» GIVEN PROBLEM:
Begin at the first line of the data and copy each line through the one containing "0, 0, 1, 0, 0]", that line included, with no pictures.

» TASK DATA:
>> Begin
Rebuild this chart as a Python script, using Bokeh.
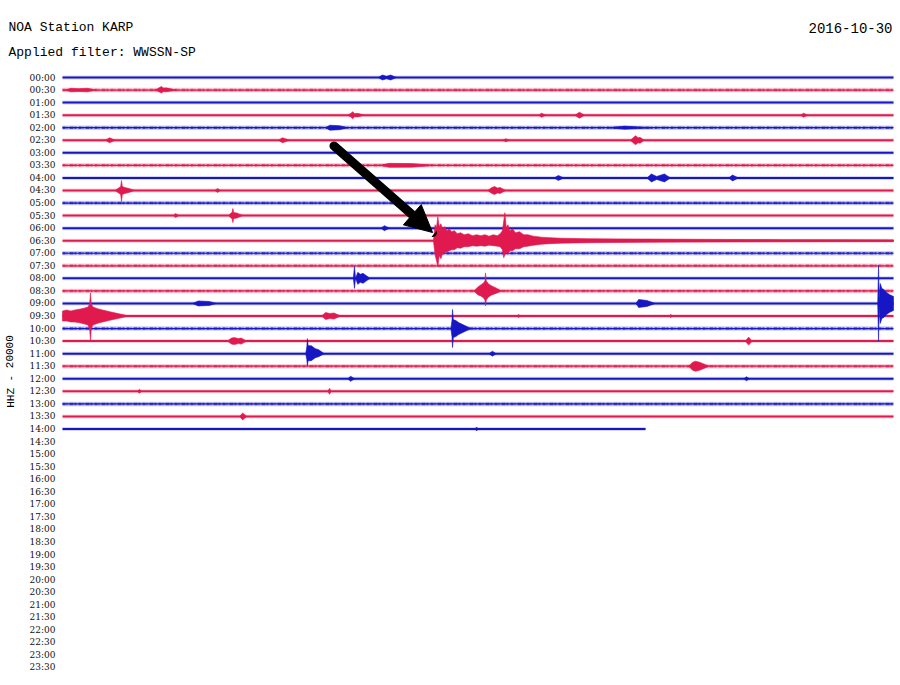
from bokeh.plotting import figure
from bokeh.models import Range1d, Arrow, NormalHead, ColumnDataSource
from bokeh.core.properties import value
from bokeh.embed import file_html
from bokeh.resources import INLINE

# ---------------- data ----------------
STATION = "NOA Station KARP"
FILTER_TEXT = "Applied filter: WWSSN-SP"
DATE = "2016-10-30"
CHANNEL = "HHZ - 20000"

ROW_LABELS = ["00:00", "00:30", "01:00", "01:30", "02:00", "02:30", "03:00", "03:30",
              "04:00", "04:30", "05:00", "05:30", "06:00", "06:30", "07:00", "07:30",
              "08:00", "08:30", "09:00", "09:30", "10:00", "10:30", "11:00", "11:30",
              "12:00", "12:30", "13:00", "13:30", "14:00", "14:30", "15:00", "15:30",
              "16:00", "16:30", "17:00", "17:30", "18:00", "18:30", "19:00", "19:30",
              "20:00", "20:30", "21:00", "21:30", "22:00", "22:30", "23:00", "23:30"]
ROW_MINUTES = 30.0
RECORDED_ROWS = 29          # 00:00 ... 14:00
LAST_ROW_END = 21.05        # minutes recorded in the 14:00 row

# background noise per recorded row (1 = noisy trace)
NOISE = [0, 1, 0, 0, 1, 0, 0, 1, 0, 0, 1, 0, 0, 0, 1, 1, 0, 1, 0, 0, 1, 0, 0, 1, 0, 0, 1, 0, 0]

# events: (row, minutes, amplitude up, amplitude down or None = symmetric)
EVENTS = [
    (0, [11.40, 11.55, 11.70, 11.85, 12.05], [0, 2.5, 1.2, 2.5, 0], None),
    (1, [0.10, 0.30, 0.60, 0.90, 1.20], [0, 1.8, 1.4, 1.8, 0], None),
    (1, [3.35, 3.50, 3.57, 3.65, 3.75, 4.10], [0, 2.5, 3.5, 2.0, 2.2, 0], [0, 2.0, 3.0, 1.5, 1.8, 0]),
    (3, [10.30, 10.42, 10.47, 10.55, 10.65, 10.90], [0, 2.0, 3.5, 1.5, 1.8, 0], None),
    (3, [17.20, 17.29, 17.45], [0, 2.0, 0], None),
    (3, [18.50, 18.66, 18.85], [0, 3.0, 0], None),
    (3, [26.65, 26.75, 26.90], [0, 2.0, 0], None),
    (4, [9.50, 9.65, 10.00, 10.30], [0, 2.5, 2.0, 0], None),
    (4, [19.70, 20.30, 21.30], [0, 1.6, 0], None),
    (5, [1.55, 1.70, 1.90], [0, 2.5, 0], None),
    (5, [7.80, 7.94, 8.20], [0, 2.5, 0], None),
    (5, [15.90, 16.00, 16.15], [0, 1.5, 0], None),
    (5, [20.50, 20.62, 20.69, 20.78, 20.85, 21.00], [0, 3.0, 4.5, 2.5, 3.0, 0], None),
    (7, [11.45, 11.80, 12.60, 13.45], [0, 2.0, 1.8, 0], None),
    (8, [17.75, 17.90, 18.10], [0, 2.5, 0], None),
    (8, [21.10, 21.26, 21.45, 21.73, 21.95], [0, 4.0, 1.5, 4.0, 0], None),
    (8, [24.05, 24.19, 24.40], [0, 3.0, 0], None),
    (9, [1.90, 2.05, 2.10, 2.13, 2.16, 2.25, 2.40, 2.60], [0, 3.0, 4.0, 10.0, 4.0, 3.0, 2.0, 0],
         [0, 3.0, 4.0, 11.0, 4.0, 3.0, 2.0, 0]),
    (9, [5.50, 5.60, 5.70], [0, 2.0, 0], None),
    (9, [15.35, 15.50, 15.60, 15.70, 15.80, 16.00], [0, 3.0, 4.0, 2.5, 3.0, 0], None),
    (11, [4.00, 4.08, 4.20], [0, 2.0, 0], None),
    (11, [6.00, 6.08, 6.12, 6.15, 6.18, 6.30, 6.50], [0, 2.5, 3.0, 7.0, 3.0, 2.5, 0], None),
    (12, [11.50, 11.62, 11.80], [0, 2.5, 0], None),
    (13, [13.39, 13.45, 13.50, 13.55, 13.60, 13.66, 13.72, 13.80, 13.88, 13.96, 14.05, 14.15,
          14.25, 14.37, 14.50, 14.65, 14.80, 14.95, 15.10, 15.25, 15.40, 15.55, 15.70, 15.80,
          15.88, 15.93, 15.97, 16.02, 16.08, 16.15, 16.25, 16.35, 16.50, 16.65, 16.80, 17.00,
          17.30, 17.60, 18.00, 18.50, 19.00, 20.00, 21.00, 22.50, 24.00, 26.00, 28.00, 30.00],
         [0, 16, 13, 24, 14, 17, 12, 14, 10, 12, 9, 10, 7, 8, 6, 7, 5, 6, 5, 6, 4.5, 6, 5, 7,
          10, 20, 28, 13, 16, 10, 12, 8, 9, 6, 6, 4.5, 3.5, 3, 2.5, 2.2, 2, 1.8, 1.6, 1.4, 1.2,
          1.0, 0.9, 0.8],
         [0, 14, 20, 26, 15, 18, 13, 12, 11, 10, 9, 9, 7, 7.5, 6, 6, 5, 5.5, 5, 5.5, 4.5, 5,
          5.5, 6, 9, 17, 14, 12, 13, 10, 10, 8, 8, 6, 5.5, 4.5, 3.5, 3, 2.5, 2.2, 2, 1.8, 1.6,
          1.4, 1.2, 1.0, 0.9, 0.8]),
    (16, [10.50, 10.54, 10.58], [0, 12.0, 0], [0, 10.0, 0]),
    (16, [10.58, 10.66, 10.75, 10.85, 10.95, 11.10], [0, 6.0, 4.0, 5.0, 3.0, 0], None),
    (17, [14.85, 15.00, 15.10, 15.20, 15.25, 15.27, 15.30, 15.38, 15.50, 15.65, 15.85],
         [0, 4, 6, 8, 10, 18, 10, 7, 5, 3, 0], [0, 4, 5, 7, 9, 15, 9, 6, 4, 2.5, 0]),
    (18, [4.70, 4.90, 5.30, 5.55], [0, 2.5, 2.0, 0], None),
    (18, [20.70, 20.80, 21.10, 21.40], [0, 4.0, 3.0, 0], None),
    (18, [29.43, 29.46, 29.49], [0, 38.0, 0], None),
    (18, [29.47, 29.52, 29.58, 29.65, 29.75, 29.85, 30.00], [0, 20.0, 15.0, 14.0, 11.0, 9.0, 7.0],
         None),
    (19, [0.00, 0.15, 0.30, 0.45, 0.65, 0.80, 0.92, 0.98, 1.01, 1.04, 1.10, 1.30, 1.45, 1.60,
          1.75, 2.00, 2.40],
         [5, 6, 5, 6, 7, 8, 9, 12, 23, 12, 9, 7, 6, 5, 4, 2.5, 0],
         [5, 5, 6, 6, 7, 8, 9, 13, 25, 12, 9, 7, 6, 5, 4, 2.5, 0]),
    (19, [9.35, 9.50, 9.65, 9.80, 10.05], [0, 3.5, 2.5, 3.0, 0], None),
    (19, [16.40, 16.46, 16.55], [0, 1.5, 0], None),
    (19, [21.90, 21.95, 22.05], [0, 1.5, 0], None),
    (20, [14.02, 14.06, 14.08, 14.11, 14.20, 14.30, 14.45, 14.75], [0, 8, 19, 9, 8, 6, 4, 0], None),
    (21, [5.95, 6.10, 6.20, 6.35, 6.45, 6.65], [0, 3.0, 3.5, 2.5, 3.0, 0], None),
    (21, [24.65, 24.77, 24.90], [0, 4.0, 0], None),
    (22, [8.78, 8.82, 8.84, 8.87, 8.98, 9.13, 9.25, 9.45], [0, 7, 15, 8, 8, 5, 4, 0],
         [0, 6, 12, 7, 7, 4, 3, 0]),
    (22, [15.40, 15.52, 15.65], [0, 2.5, 0], None),
    (23, [22.60, 22.75, 22.85, 23.00, 23.35], [0, 4.0, 5.0, 4.0, 0], None),
    (24, [10.30, 10.40, 10.55], [0, 2.5, 0], None),
    (24, [24.60, 24.69, 24.80], [0, 2.0, 0], None),
    (25, [2.70, 2.78, 2.85], [0, 2.0, 0], None),
    (25, [9.58, 9.64, 9.70], [0, 3.0, 0], None),
    (27, [6.40, 6.50, 6.65], [0, 3.5, 0], None),
    (28, [14.90, 14.95, 15.00], [0, 2.0, 0], None),
]

# arrow annotation (minute, row)
ARROW_TAIL = (9.80, 5.45)
ARROW_TIP = (13.36, 12.35)

# ---------------- layout / style ----------------
W, H = 894, 680
FRAME_X0 = 62.0                 # canvas px of minute 0
PX_PER_MIN = 831.0 / 30.0
ROW0_Y = 77.0                   # canvas px of first row
PX_PER_ROW = 12.553
AMP_PER_ROW = PX_PER_ROW        # amplitude units per row spacing

BLUE = "#1616c4"
RED = "#e01a4f"
MONO = "Liberation Mono"


def cx(px):
    return (px - FRAME_X0) / PX_PER_MIN


def cy(py):
    return (py - ROW0_Y) / PX_PER_ROW


p = figure(width=W, height=H, output_backend="svg", toolbar_location=None,
           x_range=Range1d(cx(0), cx(W)), y_range=Range1d(cy(H), cy(0)),
           x_axis_type=None, y_axis_type=None, min_border=0,
           background_fill_color="white", border_fill_color="white")
p.outline_line_color = None
p.grid.visible = False

row_color = [BLUE if i % 2 == 0 else RED for i in range(RECORDED_ROWS)]

# baselines
cxs, cys, ccols = [], [], []
nxs, nys, ncols = [], [], []
for i in range(RECORDED_ROWS):
    end = LAST_ROW_END if i == RECORDED_ROWS - 1 else ROW_MINUTES
    if NOISE[i]:
        nxs.append([0, end]); nys.append([i, i]); ncols.append(row_color[i])
    else:
        cxs.append([0, end]); cys.append([i, i]); ccols.append(row_color[i])

p.multi_line(xs=cxs, ys=cys, line_color=ccols, line_width=4, line_alpha=0.18)
p.multi_line(xs=cxs, ys=cys, line_color=ccols, line_width=2)
p.multi_line(xs=nxs, ys=nys, line_color=ncols, line_width=4.5, line_alpha=0.22)
p.multi_line(xs=nxs, ys=nys, line_color=ncols, line_width=2.5, line_alpha=0.7,
             line_dash="3 1 1 2 4 1 2 2")
p.multi_line(xs=nxs, ys=nys, line_color=ncols, line_width=1.2)

# events as envelopes
pxs, pys, pcols = [], [], []
for row, t, up, down in EVENTS:
    if down is None:
        down = up
    upper = [row - a / AMP_PER_ROW for a in up]
    lower = [row + a / AMP_PER_ROW for a in down]
    pxs.append(list(t) + list(t)[::-1])
    pys.append(upper + lower[::-1])
    pcols.append(row_color[row])
p.patches(xs=pxs, ys=pys, fill_color=pcols, line_color=pcols, line_width=0.6)

# row labels
lab = ColumnDataSource(dict(x=[cx(55)] * len(ROW_LABELS), y=list(range(len(ROW_LABELS))),
                            t=ROW_LABELS))
p.text(x="x", y="y", text="t", source=lab, text_align="right", text_baseline="middle",
       text_font=value("DejaVu Serif"), text_font_size="9px", text_color="#111111")

# titles
p.text(x=[cx(8)], y=[cy(27)], text=[STATION], text_align="left", text_baseline="middle",
       text_font=value(MONO), text_font_size="13px", text_color="#000000")
p.text(x=[cx(8)], y=[cy(52)], text=[FILTER_TEXT], text_align="left", text_baseline="middle",
       text_font=value(MONO), text_font_size="13px", text_color="#000000")
p.text(x=[cx(892)], y=[cy(27)], text=[DATE], text_align="right", text_baseline="middle",
       text_font=value(MONO), text_font_size="14px", text_color="#000000")
p.text(x=[cx(10)], y=[cy(371)], text=[CHANNEL], angle=1.5708, text_align="center",
       text_baseline="middle", text_font=value(MONO), text_font_size="11px",
       text_color="#000000")

# arrow
p.add_layout(Arrow(end=NormalHead(size=27, fill_color="black", line_color="black"),
                   x_start=ARROW_TAIL[0], y_start=ARROW_TAIL[1],
                   x_end=ARROW_TIP[0], y_end=ARROW_TIP[1],
                   line_color="black", line_width=9, line_cap="round"))

open("out.html", "w").write(file_html(p, INLINE))
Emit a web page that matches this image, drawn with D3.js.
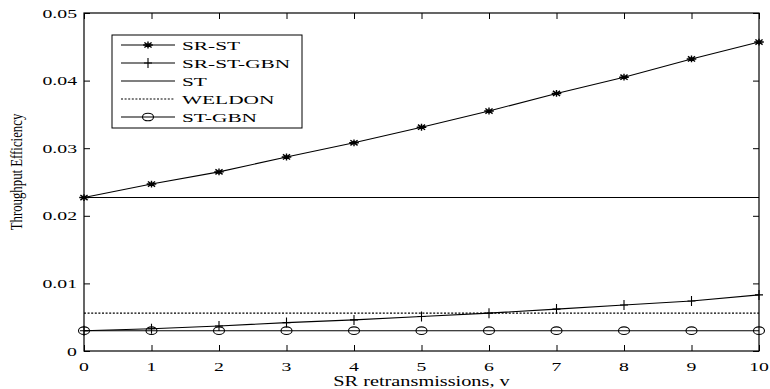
>> End
» COMPLETE RESPONSE:
Rebuild this chart as a Python script, using Bokeh.
from bokeh.plotting import figure
from bokeh.models import Range1d, Arrow, NormalHead, ColumnDataSource
from bokeh.core.properties import value
from bokeh.embed import file_html
from bokeh.resources import INLINE

# ---------------- data ----------------
STATION = "NOA Station KARP"
FILTER_TEXT = "Applied filter: WWSSN-SP"
DATE = "2016-10-30"
CHANNEL = "HHZ - 20000"

ROW_LABELS = ["00:00", "00:30", "01:00", "01:30", "02:00", "02:30", "03:00", "03:30",
              "04:00", "04:30", "05:00", "05:30", "06:00", "06:30", "07:00", "07:30",
              "08:00", "08:30", "09:00", "09:30", "10:00", "10:30", "11:00", "11:30",
              "12:00", "12:30", "13:00", "13:30", "14:00", "14:30", "15:00", "15:30",
              "16:00", "16:30", "17:00", "17:30", "18:00", "18:30", "19:00", "19:30",
              "20:00", "20:30", "21:00", "21:30", "22:00", "22:30", "23:00", "23:30"]
ROW_MINUTES = 30.0
RECORDED_ROWS = 29          # 00:00 ... 14:00
LAST_ROW_END = 21.05        # minutes recorded in the 14:00 row

# background noise per recorded row (1 = noisy trace)
NOISE = [0, 1, 0, 0, 1, 0, 0, 1, 0, 0, 1, 0, 0, 0, 1, 1, 0, 1, 0, 0, 1, 0, 0, 1, 0, 0, 1, 0, 0]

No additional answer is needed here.